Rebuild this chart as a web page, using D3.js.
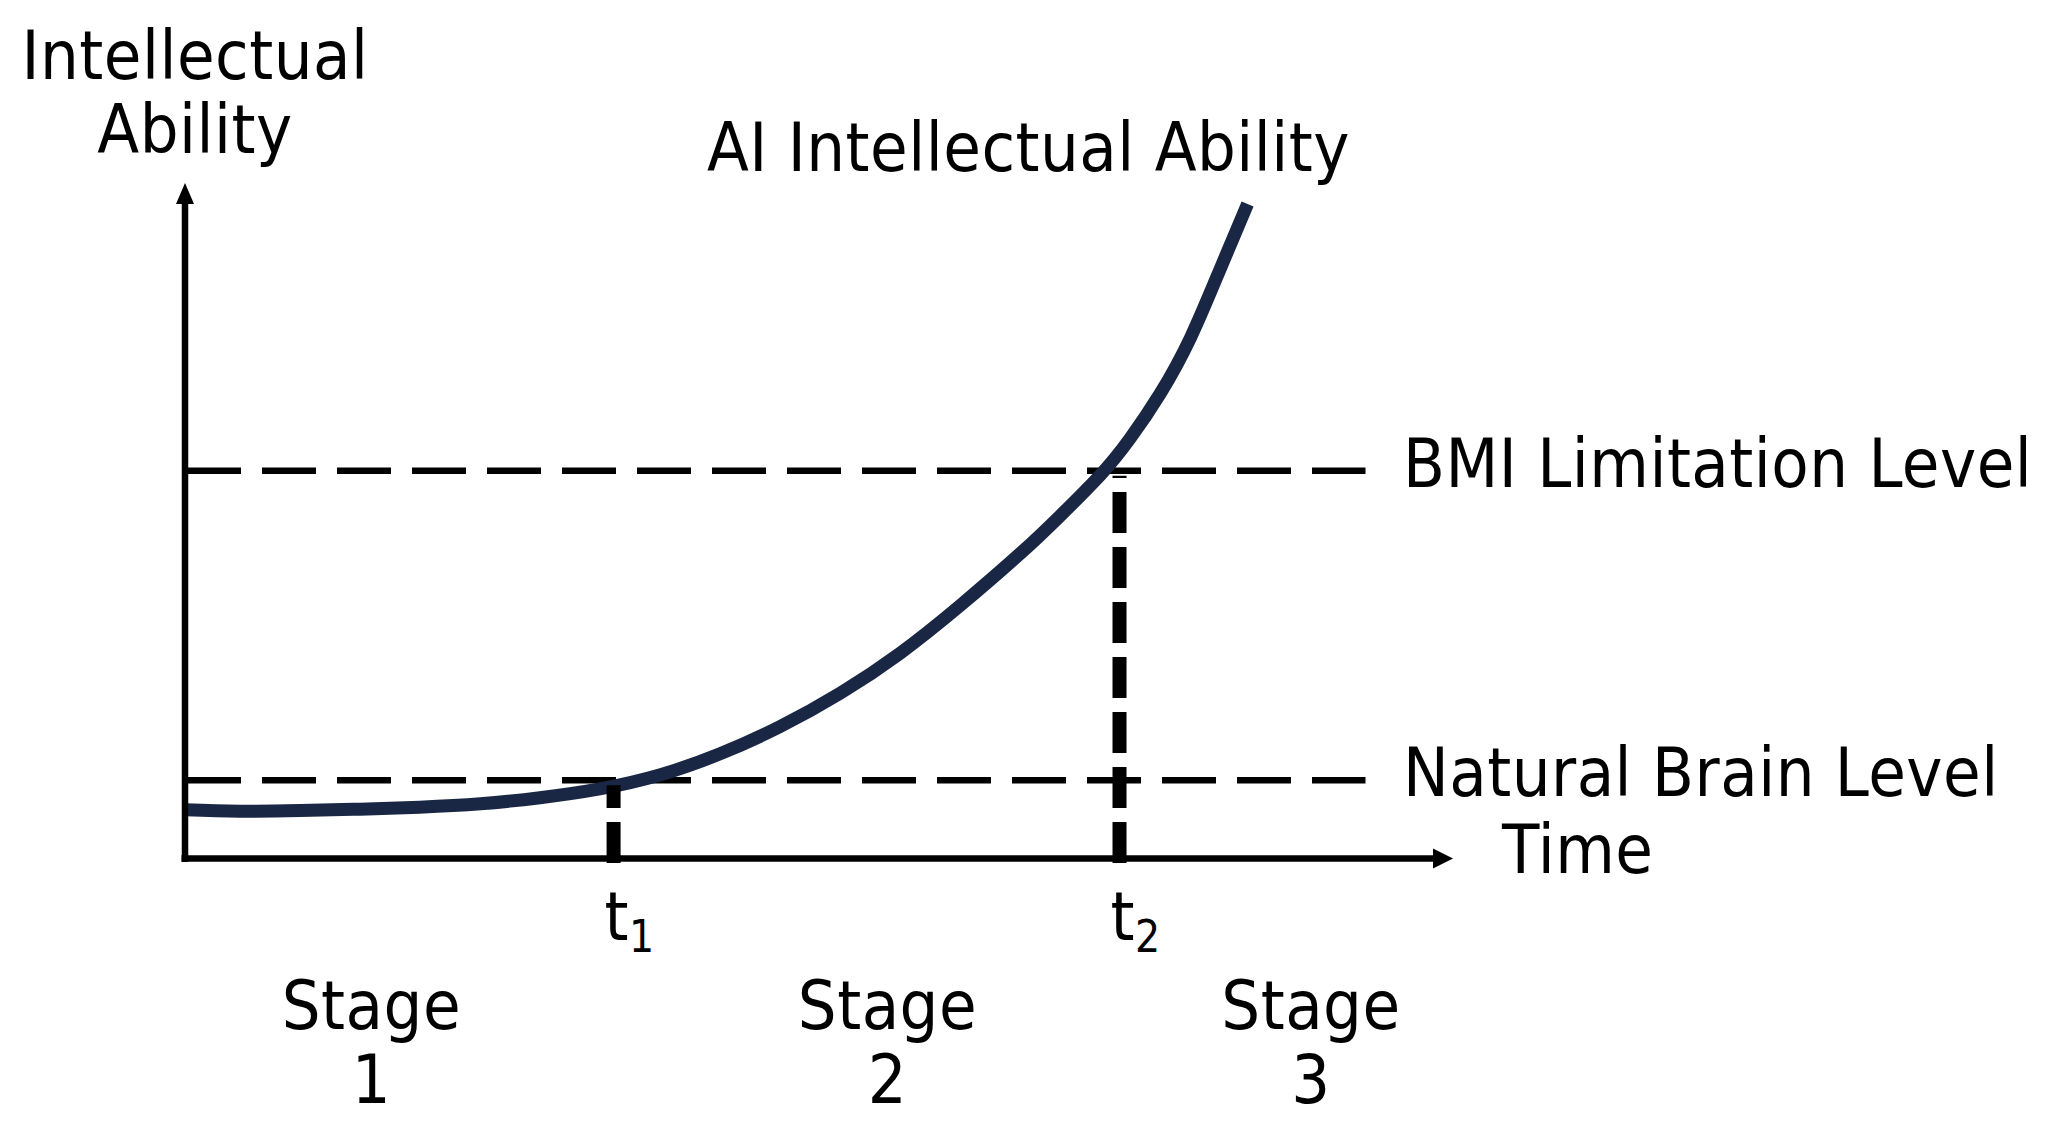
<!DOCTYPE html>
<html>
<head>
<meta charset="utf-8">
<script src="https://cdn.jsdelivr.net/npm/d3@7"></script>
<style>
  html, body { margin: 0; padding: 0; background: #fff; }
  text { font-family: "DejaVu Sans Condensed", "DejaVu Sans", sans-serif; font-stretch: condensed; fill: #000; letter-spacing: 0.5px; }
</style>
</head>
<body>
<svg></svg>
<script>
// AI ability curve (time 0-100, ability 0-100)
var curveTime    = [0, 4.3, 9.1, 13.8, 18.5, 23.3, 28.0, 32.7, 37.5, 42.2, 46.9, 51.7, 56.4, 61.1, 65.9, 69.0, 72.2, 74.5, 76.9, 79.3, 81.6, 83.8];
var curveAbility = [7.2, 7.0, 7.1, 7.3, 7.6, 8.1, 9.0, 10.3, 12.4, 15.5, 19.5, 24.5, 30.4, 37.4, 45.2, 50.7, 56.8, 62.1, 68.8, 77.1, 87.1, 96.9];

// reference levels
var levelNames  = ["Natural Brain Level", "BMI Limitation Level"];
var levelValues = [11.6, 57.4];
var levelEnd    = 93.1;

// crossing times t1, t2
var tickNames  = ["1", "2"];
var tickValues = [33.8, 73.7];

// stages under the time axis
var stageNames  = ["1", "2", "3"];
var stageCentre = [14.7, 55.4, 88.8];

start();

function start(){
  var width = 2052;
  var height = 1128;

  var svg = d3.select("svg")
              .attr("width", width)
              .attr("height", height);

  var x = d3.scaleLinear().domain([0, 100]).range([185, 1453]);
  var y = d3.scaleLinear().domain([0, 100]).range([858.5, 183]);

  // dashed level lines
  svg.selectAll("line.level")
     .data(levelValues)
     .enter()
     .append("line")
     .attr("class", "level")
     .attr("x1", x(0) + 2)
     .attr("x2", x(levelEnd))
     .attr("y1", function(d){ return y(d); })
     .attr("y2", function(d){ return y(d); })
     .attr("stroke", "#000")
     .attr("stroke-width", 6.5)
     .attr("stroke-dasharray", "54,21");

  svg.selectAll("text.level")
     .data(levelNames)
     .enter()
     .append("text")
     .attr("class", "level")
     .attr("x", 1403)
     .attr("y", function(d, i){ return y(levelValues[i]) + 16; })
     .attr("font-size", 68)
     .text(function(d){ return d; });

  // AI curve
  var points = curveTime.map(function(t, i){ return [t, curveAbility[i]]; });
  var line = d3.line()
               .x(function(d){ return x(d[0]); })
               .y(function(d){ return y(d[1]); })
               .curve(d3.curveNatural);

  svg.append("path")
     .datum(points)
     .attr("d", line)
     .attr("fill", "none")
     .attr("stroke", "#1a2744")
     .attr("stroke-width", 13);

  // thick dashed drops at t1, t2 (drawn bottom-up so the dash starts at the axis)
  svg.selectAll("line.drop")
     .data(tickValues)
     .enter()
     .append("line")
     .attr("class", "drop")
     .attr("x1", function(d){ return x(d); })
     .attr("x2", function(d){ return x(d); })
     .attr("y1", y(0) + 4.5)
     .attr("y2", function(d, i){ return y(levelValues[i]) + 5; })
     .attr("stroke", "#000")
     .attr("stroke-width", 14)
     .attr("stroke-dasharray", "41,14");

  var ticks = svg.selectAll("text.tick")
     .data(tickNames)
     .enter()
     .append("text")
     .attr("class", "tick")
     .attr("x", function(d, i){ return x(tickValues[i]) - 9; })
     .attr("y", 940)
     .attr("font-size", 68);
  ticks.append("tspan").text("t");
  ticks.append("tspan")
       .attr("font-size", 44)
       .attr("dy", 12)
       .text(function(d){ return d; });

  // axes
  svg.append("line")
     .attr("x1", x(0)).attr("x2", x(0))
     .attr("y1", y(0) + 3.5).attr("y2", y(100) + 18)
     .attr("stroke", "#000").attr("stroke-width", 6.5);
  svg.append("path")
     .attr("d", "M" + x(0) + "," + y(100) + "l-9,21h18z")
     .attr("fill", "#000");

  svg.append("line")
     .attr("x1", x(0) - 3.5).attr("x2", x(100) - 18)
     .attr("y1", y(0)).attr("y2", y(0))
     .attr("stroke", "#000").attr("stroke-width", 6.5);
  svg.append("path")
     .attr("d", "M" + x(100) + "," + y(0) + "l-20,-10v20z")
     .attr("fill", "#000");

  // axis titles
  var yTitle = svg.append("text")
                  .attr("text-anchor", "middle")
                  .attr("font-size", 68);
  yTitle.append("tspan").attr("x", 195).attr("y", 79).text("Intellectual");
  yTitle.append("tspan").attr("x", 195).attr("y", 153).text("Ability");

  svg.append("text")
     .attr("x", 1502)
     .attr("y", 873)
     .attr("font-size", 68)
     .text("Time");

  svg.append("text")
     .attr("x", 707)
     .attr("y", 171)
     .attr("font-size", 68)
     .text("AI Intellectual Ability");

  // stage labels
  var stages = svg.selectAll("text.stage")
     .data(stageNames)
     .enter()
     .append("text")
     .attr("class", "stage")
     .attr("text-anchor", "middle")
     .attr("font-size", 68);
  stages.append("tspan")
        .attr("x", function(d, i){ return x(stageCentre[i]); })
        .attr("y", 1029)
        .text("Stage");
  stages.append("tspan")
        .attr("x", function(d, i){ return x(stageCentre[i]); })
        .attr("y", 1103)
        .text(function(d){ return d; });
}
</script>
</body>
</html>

= Task brief =
Set down the material exactly, every line of it, except for the pictures.

= Result =
Rebuild this chart as a web page, using D3.js.
<!DOCTYPE html>
<html>
<head>
<meta charset="utf-8">
<script src="https://cdn.jsdelivr.net/npm/d3@7"></script>
<style>
  html, body { margin: 0; padding: 0; background: #fff; }
  text { font-family: "DejaVu Sans Condensed", "DejaVu Sans", sans-serif; font-stretch: condensed; fill: #000; letter-spacing: 0.5px; }
</style>
</head>
<body>
<svg></svg>
<script>
// AI ability curve (time 0-100, ability 0-100)
var curveTime    = [0, 4.3, 9.1, 13.8, 18.5, 23.3, 28.0, 32.7, 37.5, 42.2, 46.9, 51.7, 56.4, 61.1, 65.9, 69.0, 72.2, 74.5, 76.9, 79.3, 81.6, 83.8];
var curveAbility = [7.2, 7.0, 7.1, 7.3, 7.6, 8.1, 9.0, 10.3, 12.4, 15.5, 19.5, 24.5, 30.4, 37.4, 45.2, 50.7, 56.8, 62.1, 68.8, 77.1, 87.1, 96.9];

// reference levels
var levelNames  = ["Natural Brain Level", "BMI Limitation Level"];
var levelValues = [11.6, 57.4];
var levelEnd    = 93.1;

// crossing times t1, t2
var tickNames  = ["1", "2"];
var tickValues = [33.8, 73.7];

// stages under the time axis
var stageNames  = ["1", "2", "3"];
var stageCentre = [14.7, 55.4, 88.8];

start();

function start(){
  var width = 2052;
  var height = 1128;

  var svg = d3.select("svg")
              .attr("width", width)
              .attr("height", height);

  var x = d3.scaleLinear().domain([0, 100]).range([185, 1453]);
  var y = d3.scaleLinear().domain([0, 100]).range([858.5, 183]);

  // dashed level lines
  svg.selectAll("line.level")
     .data(levelValues)
     .enter()
     .append("line")
     .attr("class", "level")
     .attr("x1", x(0) + 2)
     .attr("x2", x(levelEnd))
     .attr("y1", function(d){ return y(d); })
     .attr("y2", function(d){ return y(d); })
     .attr("stroke", "#000")
     .attr("stroke-width", 6.5)
     .attr("stroke-dasharray", "54,21");

  svg.selectAll("text.level")
     .data(levelNames)
     .enter()
     .append("text")
     .attr("class", "level")
     .attr("x", 1403)
     .attr("y", function(d, i){ return y(levelValues[i]) + 16; })
     .attr("font-size", 68)
     .text(function(d){ return d; });

  // AI curve
  var points = curveTime.map(function(t, i){ return [t, curveAbility[i]]; });
  var line = d3.line()
               .x(function(d){ return x(d[0]); })
               .y(function(d){ return y(d[1]); })
               .curve(d3.curveNatural);

  svg.append("path")
     .datum(points)
     .attr("d", line)
     .attr("fill", "none")
     .attr("stroke", "#1a2744")
     .attr("stroke-width", 13);

  // thick dashed drops at t1, t2 (drawn bottom-up so the dash starts at the axis)
  svg.selectAll("line.drop")
     .data(tickValues)
     .enter()
     .append("line")
     .attr("class", "drop")
     .attr("x1", function(d){ return x(d); })
     .attr("x2", function(d){ return x(d); })
     .attr("y1", y(0) + 4.5)
     .attr("y2", function(d, i){ return y(levelValues[i]) + 5; })
     .attr("stroke", "#000")
     .attr("stroke-width", 14)
     .attr("stroke-dasharray", "41,14");

  var ticks = svg.selectAll("text.tick")
     .data(tickNames)
     .enter()
     .append("text")
     .attr("class", "tick")
     .attr("x", function(d, i){ return x(tickValues[i]) - 9; })
     .attr("y", 940)
     .attr("font-size", 68);
  ticks.append("tspan").text("t");
  ticks.append("tspan")
       .attr("font-size", 44)
       .attr("dy", 12)
       .text(function(d){ return d; });

  // axes
  svg.append("line")
     .attr("x1", x(0)).attr("x2", x(0))
     .attr("y1", y(0) + 3.5).attr("y2", y(100) + 18)
     .attr("stroke", "#000").attr("stroke-width", 6.5);
  svg.append("path")
     .attr("d", "M" + x(0) + "," + y(100) + "l-9,21h18z")
     .attr("fill", "#000");

  svg.append("line")
     .attr("x1", x(0) - 3.5).attr("x2", x(100) - 18)
     .attr("y1", y(0)).attr("y2", y(0))
     .attr("stroke", "#000").attr("stroke-width", 6.5);
  svg.append("path")
     .attr("d", "M" + x(100) + "," + y(0) + "l-20,-10v20z")
     .attr("fill", "#000");

  // axis titles
  var yTitle = svg.append("text")
                  .attr("text-anchor", "middle")
                  .attr("font-size", 68);
  yTitle.append("tspan").attr("x", 195).attr("y", 79).text("Intellectual");
  yTitle.append("tspan").attr("x", 195).attr("y", 153).text("Ability");

  svg.append("text")
     .attr("x", 1502)
     .attr("y", 873)
     .attr("font-size", 68)
     .text("Time");

  svg.append("text")
     .attr("x", 707)
     .attr("y", 171)
     .attr("font-size", 68)
     .text("AI Intellectual Ability");

  // stage labels
  var stages = svg.selectAll("text.stage")
     .data(stageNames)
     .enter()
     .append("text")
     .attr("class", "stage")
     .attr("text-anchor", "middle")
     .attr("font-size", 68);
  stages.append("tspan")
        .attr("x", function(d, i){ return x(stageCentre[i]); })
        .attr("y", 1029)
        .text("Stage");
  stages.append("tspan")
        .attr("x", function(d, i){ return x(stageCentre[i]); })
        .attr("y", 1103)
        .text(function(d){ return d; });
}
</script>
</body>
</html>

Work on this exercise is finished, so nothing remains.